» **EXERCISE DIRECTIONS**
Return only the lines from the start of the records through the line that contains "1-457/533, (731-126)/728, (457-16)/533])", inclusive; leave out all pictures.
# # #
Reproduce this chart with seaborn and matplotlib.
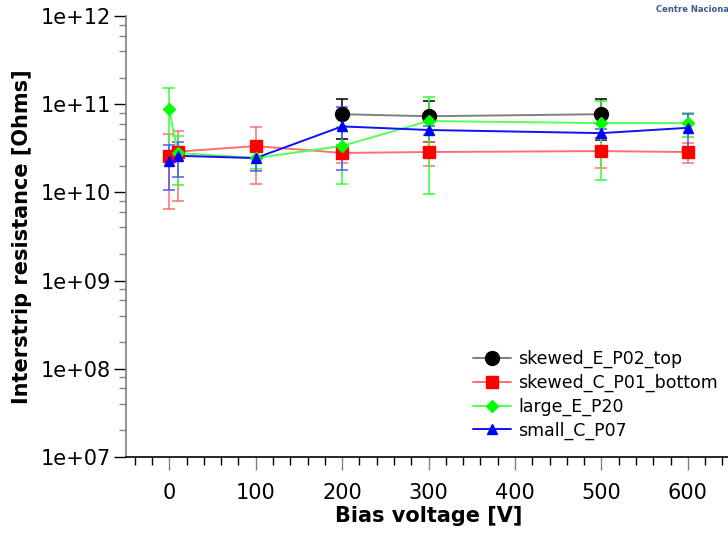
import numpy as np
import pandas as pd
import matplotlib
matplotlib.use("Agg")
import matplotlib.pyplot as plt
import matplotlib.ticker as mticker
import seaborn as sns

# ---- data ----
series_names = ["skewed_E_P02_top", "skewed_C_P01_bottom", "large_E_P20", "small_C_P07"]

black_x = [200, 300, 500]
black_y = [7.7e10, 7.3e10, 7.7e10]
black_err = [3.7e10, 3.6e10, 3.8e10]

red_x = [0, 10, 100, 200, 300, 500, 600]
red_y = [2.6e10, 2.9e10, 3.35e10, 2.8e10, 2.87e10, 2.94e10, 2.87e10]
red_err = [1.95e10, 2.1e10, 2.1e10, 0.65e10, 0.9e10, 1.05e10, 0.72e10]

green_x = [0, 10, 100, 200, 300, 500, 600]
green_y = [8.8e10, 2.8e10, 2.45e10, 3.36e10, 6.45e10, 6.1e10, 6.1e10]
green_err = [6.5e10, 1.6e10, 0.6e10, 2.1e10, 5.5e10, 4.7e10, 1.9e10]

blue_x = [0, 10, 100, 200, 300, 500, 600]
blue_y = [2.27e10, 2.6e10, 2.45e10, 5.6e10, 5.1e10, 4.7e10, 5.4e10]
blue_err = [1.2e10, 1.1e10, 0.7e10, 3.8e10, 0.6e10, 0.6e10, 2.3e10]

x_ticks = [0, 100, 200, 300, 400, 500, 600]
y_ticks = [1e7, 1e8, 1e9, 1e10, 1e11, 1e12]

sns.set_style("ticks")
plt.rcParams["font.family"] = ["DejaVu Sans"]
plt.rcParams["text.color"] = "black"
plt.rcParams["axes.labelcolor"] = "black"
plt.rcParams["xtick.labelcolor"] = "black"
plt.rcParams["ytick.labelcolor"] = "black"

fig = plt.figure(figsize=(7.28, 5.33), dpi=100)
ax = fig.add_axes([126/728, 1-457/533, (731-126)/728, (457-16)/533])

styles = [
    (black_x, black_y, black_err, "o", "black", "#808080", "black", 10, 1.0),
    (red_x, red_y, red_err, "s", "red", "#ff6f6f", "#ff6f6f", 9, 1.0),
    (green_x, green_y, green_err, "D", "#00ff00", "#55ff55", "#33ff33", 6, 1.0),
    (blue_x, blue_y, blue_err, "^", "blue", "#1010ff", "#5555ff", 7.5, 1.0),
]

handles = []
for name, (xs, ys, es, mk, mc, lc, ec, ms, lw) in zip(series_names, styles):
    df = pd.DataFrame({"x": xs, "y": ys})
    ax.errorbar(xs, ys, yerr=es, fmt="none", ecolor=ec, elinewidth=1.1,
                capsize=4, capthick=1.1, zorder=2)
    sns.lineplot(data=df, x="x", y="y", ax=ax, color=lc, linewidth=1.4,
                 marker=None, legend=False, zorder=3, estimator=None, sort=False)
    ax.plot(xs, ys, linestyle="none", marker=mk, markersize=ms, color=mc,
            markeredgecolor=mc, zorder=4)
    h, = ax.plot([], [], color=lc, linewidth=1.4, marker=mk, markersize=ms,
                 markerfacecolor=mc, markeredgecolor=mc, label=name)
    handles.append(h)

ax.set_yscale("log")
ax.set_ylim(1e7, 1e12)
ax.set_xlim(-50, 650)
ax.set_xticks(x_ticks)
ax.set_yticks(y_ticks)
ax.yaxis.set_major_formatter(mticker.FuncFormatter(lambda v, p: "1e+%02d" % int(round(np.log10(v)))))
ax.yaxis.set_minor_locator(mticker.LogLocator(base=10, subs=(2, 4, 6, 8)))
ax.yaxis.set_minor_formatter(mticker.NullFormatter())
ax.xaxis.set_minor_locator(mticker.MultipleLocator(20))

for s in ["top", "right"]:
    ax.spines[s].set_visible(False)
ax.spines["left"].set_color("#808080")
ax.spines["left"].set_linewidth(1.2)
ax.spines["bottom"].set_color("black")
ax.spines["bottom"].set_linewidth(1.2)

ax.tick_params(axis="y", which="major", length=9, width=1, color="black", labelsize=15, pad=2)
ax.tick_params(axis="y", which="minor", length=5, width=1, color="#808080")
ax.tick_params(axis="x", which="major", length=9, width=1, color="#808080", labelsize=15, pad=10)
ax.tick_params(axis="x", which="minor", length=6, width=1, color="black")

ax.set_xlabel("Bias voltage [V]", fontsize=15, fontweight="bold", labelpad=2)
ax.set_ylabel("Interstrip resistance [Ohms]", fontsize=15, fontweight="bold", labelpad=6)

ax.legend(handles=handles, loc="upper left", bbox_to_anchor=((466-126)/605, 1-(343-16)/441),
          frameon=False, fontsize=12.5, handlelength=2.2, handletextpad=0.4,
          labelspacing=0.32, borderaxespad=0)

fig.text(656/728, 1-10/533, "Centre Naciona", fontsize=6, fontweight="bold",
         color="#3a5a8c", va="center", ha="left")

fig.savefig("out.png", dpi=100)
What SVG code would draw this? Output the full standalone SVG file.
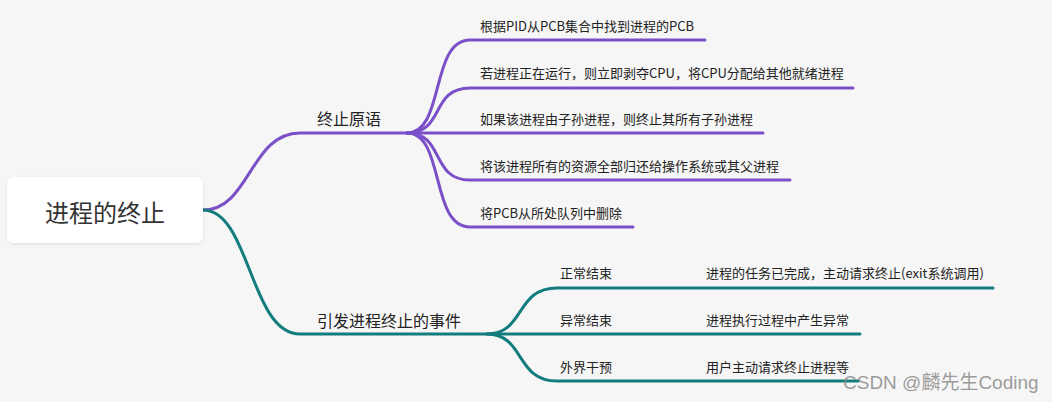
<svg xmlns="http://www.w3.org/2000/svg" width="1052" height="402" viewBox="0 0 1052 402">
<defs>
<filter id="sh" x="-10%" y="-20%" width="120%" height="150%">
<feDropShadow dx="0" dy="1" stdDeviation="1.5" flood-color="#000" flood-opacity="0.10"/>
</filter>
<style>
text{font-family:"Noto Sans CJK SC","Microsoft YaHei","Liberation Sans",sans-serif;fill:#222}
.root{font-size:24px;fill:#333}
.l1{font-size:16px}
.l2{font-size:13px}
.p{fill:none;stroke:#7b4fc8;stroke-width:3;stroke-linecap:round}
.t{fill:none;stroke:#137c7e;stroke-width:3;stroke-linecap:round}
.wm{font-family:"Liberation Sans","Noto Sans CJK SC",sans-serif;font-size:19px;fill:#8a8a8a;fill-opacity:0.85}
</style>
</defs>
<rect width="1052" height="402" fill="#f6f6f6"/>
<g id="connectors">
<path class="p" d="M203,210 C250,210 250,133 300,133 L763,133"/>
<path class="p" d="M407,133 C445,133 430,40 470,40 L705,40"/>
<path class="p" d="M407,133 C445,133 430,88 470,88 L853,88"/>
<path class="p" d="M407,133 C445,133 430,180 470,180 L790,180"/>
<path class="p" d="M407,133 C445,133 430,227 470,227 L633,227"/>
<path class="t" d="M203,210 C250,210 250,334 300,334 L860,334"/>
<path class="t" d="M487,334 C525,334 515,288 557,288 L993,288"/>
<path class="t" d="M487,334 C525,334 515,381 557,381 L858,381"/>
</g>
<g id="root">
<rect x="7" y="177" width="196" height="66" rx="7" fill="#fff" filter="url(#sh)"/>
<text class="root" x="105" y="222" text-anchor="middle">进程的终止</text>
</g>
<g id="n-primitive"><text class="l1" x="317" y="125">终止原语</text></g>
<g id="n-p1"><text class="l2" x="480" y="31">根据PID从PCB集合中找到进程的PCB</text></g>
<g id="n-p2"><text class="l2" x="480" y="78">若进程正在运行，则立即剥夺CPU，将CPU分配给其他就绪进程</text></g>
<g id="n-p3"><text class="l2" x="480" y="124">如果该进程由子孙进程，则终止其所有子孙进程</text></g>
<g id="n-p4"><text class="l2" x="480" y="171">将该进程所有的资源全部归还给操作系统或其父进程</text></g>
<g id="n-p5"><text class="l2" x="480" y="218">将PCB从所处队列中删除</text></g>
<g id="n-events"><text class="l1" x="317" y="327">引发进程终止的事件</text></g>
<g id="n-e1"><text class="l2" x="560" y="278">正常结束</text></g>
<g id="n-e1c"><text class="l2" x="706" y="278">进程的任务已完成，主动请求终止(exit系统调用)</text></g>
<g id="n-e2"><text class="l2" x="560" y="325">异常结束</text></g>
<g id="n-e2c"><text class="l2" x="706" y="325">进程执行过程中产生异常</text></g>
<g id="n-e3"><text class="l2" x="560" y="372">外界干预</text></g>
<g id="n-e3c"><text class="l2" x="706" y="372">用户主动请求终止进程等</text></g>
<text class="wm" x="843" y="389">CSDN @麟先生Coding</text>
</svg>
# # #
» **EXPECTED ANSWER**
Reproduce this chart with seaborn and matplotlib.
import numpy as np
import pandas as pd
import matplotlib
matplotlib.use("Agg")
import matplotlib.pyplot as plt
import matplotlib.ticker as mticker
import seaborn as sns

# ---- data ----
series_names = ["skewed_E_P02_top", "skewed_C_P01_bottom", "large_E_P20", "small_C_P07"]

black_x = [200, 300, 500]
black_y = [7.7e10, 7.3e10, 7.7e10]
black_err = [3.7e10, 3.6e10, 3.8e10]

red_x = [0, 10, 100, 200, 300, 500, 600]
red_y = [2.6e10, 2.9e10, 3.35e10, 2.8e10, 2.87e10, 2.94e10, 2.87e10]
red_err = [1.95e10, 2.1e10, 2.1e10, 0.65e10, 0.9e10, 1.05e10, 0.72e10]

green_x = [0, 10, 100, 200, 300, 500, 600]
green_y = [8.8e10, 2.8e10, 2.45e10, 3.36e10, 6.45e10, 6.1e10, 6.1e10]
green_err = [6.5e10, 1.6e10, 0.6e10, 2.1e10, 5.5e10, 4.7e10, 1.9e10]

blue_x = [0, 10, 100, 200, 300, 500, 600]
blue_y = [2.27e10, 2.6e10, 2.45e10, 5.6e10, 5.1e10, 4.7e10, 5.4e10]
blue_err = [1.2e10, 1.1e10, 0.7e10, 3.8e10, 0.6e10, 0.6e10, 2.3e10]

x_ticks = [0, 100, 200, 300, 400, 500, 600]
y_ticks = [1e7, 1e8, 1e9, 1e10, 1e11, 1e12]

sns.set_style("ticks")
plt.rcParams["font.family"] = ["DejaVu Sans"]
plt.rcParams["text.color"] = "black"
plt.rcParams["axes.labelcolor"] = "black"
plt.rcParams["xtick.labelcolor"] = "black"
plt.rcParams["ytick.labelcolor"] = "black"

fig = plt.figure(figsize=(7.28, 5.33), dpi=100)
ax = fig.add_axes([126/728, 1-457/533, (731-126)/728, (457-16)/533])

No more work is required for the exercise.